### TASK BRIEF
Copy exactly the lines that run from the top of the listing to the line containing "edgecolor='black', linewidth=1.5, zorder=3)", both ends included, and omit the pictures.

### RAW DATA

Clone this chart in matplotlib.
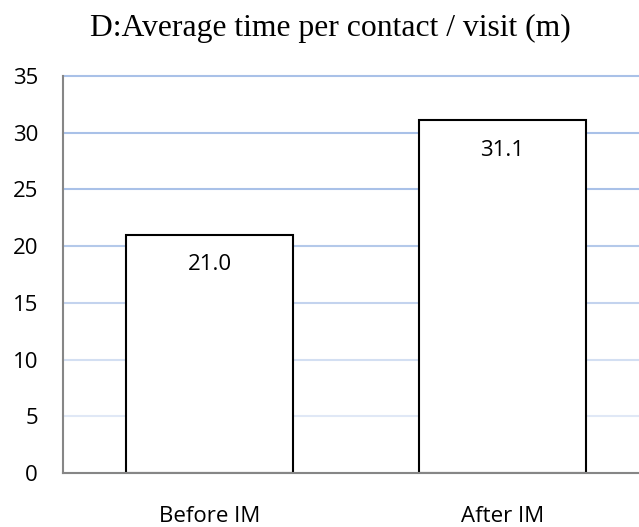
import matplotlib
matplotlib.use('Agg')
import matplotlib.pyplot as plt

categories = ['Before IM', 'After IM']
avg_minutes = [21.0, 31.1]
y_ticks = [0, 5, 10, 15, 20, 25, 30, 35]

# gridlines fade out towards the bottom in the original
grid_colors = ['#e6ecf7', '#e0e8f6', '#d3dff2', '#c3d3ee',
               '#b4c9ea', '#a9c1e8', '#a9c1e8', '#a9c1e8']

fig = plt.figure(figsize=(6.39, 5.27), dpi=100)
ax = fig.add_axes([63 / 639, 1 - 473 / 527, 586 / 639, 397 / 527])

xpos = list(range(len(categories)))
bars = ax.bar(xpos, avg_minutes, width=0.573, color='white',
              edgecolor='black', linewidth=1.5, zorder=3)

ax.set_xlim(-0.5, 1.5)
ax.set_ylim(0, 35)
ax.set_yticks(y_ticks)
ax.set_xticks(xpos)
ax.set_xticklabels(categories)

for lab in ax.get_yticklabels() + ax.get_xticklabels():
    lab.set_fontfamily('Open Sans')
    lab.set_fontsize(16)

ax.tick_params(axis='y', length=0, pad=18)
ax.tick_params(axis='x', length=0, pad=24)

ax.grid(axis='y', linewidth=1.5, zorder=0)
for gl, c in zip(ax.yaxis.get_gridlines(), grid_colors):
    gl.set_color(c)
    gl.set_clip_on(False)
ax.set_axisbelow(True)

for side in ['top', 'right']:
    ax.spines[side].set_visible(False)
for side in ['left', 'bottom']:
    ax.spines[side].set_color('#868686')
    ax.spines[side].set_linewidth(1.5)
    ax.spines[side].set_zorder(4)

for b, v in zip(bars, avg_minutes):
    ax.annotate('%.1f' % v, (b.get_x() + b.get_width() / 2, v),
                xytext=(0, -21.5), textcoords='offset points',
                ha='center', va='center', family='Open Sans', fontsize=16,
                zorder=5)

fig.text(330.5 / 639, 1 - 36 / 527, 'D:Average time per contact / visit (m)',
         ha='center', va='baseline', family='Liberation Serif', fontsize=22.8)

fig.savefig('out.png', dpi=100)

### THE ANSWER
Clone this chart in matplotlib.
import matplotlib
matplotlib.use('Agg')
import matplotlib.pyplot as plt

categories = ['Before IM', 'After IM']
avg_minutes = [21.0, 31.1]
y_ticks = [0, 5, 10, 15, 20, 25, 30, 35]

# gridlines fade out towards the bottom in the original
grid_colors = ['#e6ecf7', '#e0e8f6', '#d3dff2', '#c3d3ee',
               '#b4c9ea', '#a9c1e8', '#a9c1e8', '#a9c1e8']

fig = plt.figure(figsize=(6.39, 5.27), dpi=100)
ax = fig.add_axes([63 / 639, 1 - 473 / 527, 586 / 639, 397 / 527])

xpos = list(range(len(categories)))
bars = ax.bar(xpos, avg_minutes, width=0.573, color='white',
              edgecolor='black', linewidth=1.5, zorder=3)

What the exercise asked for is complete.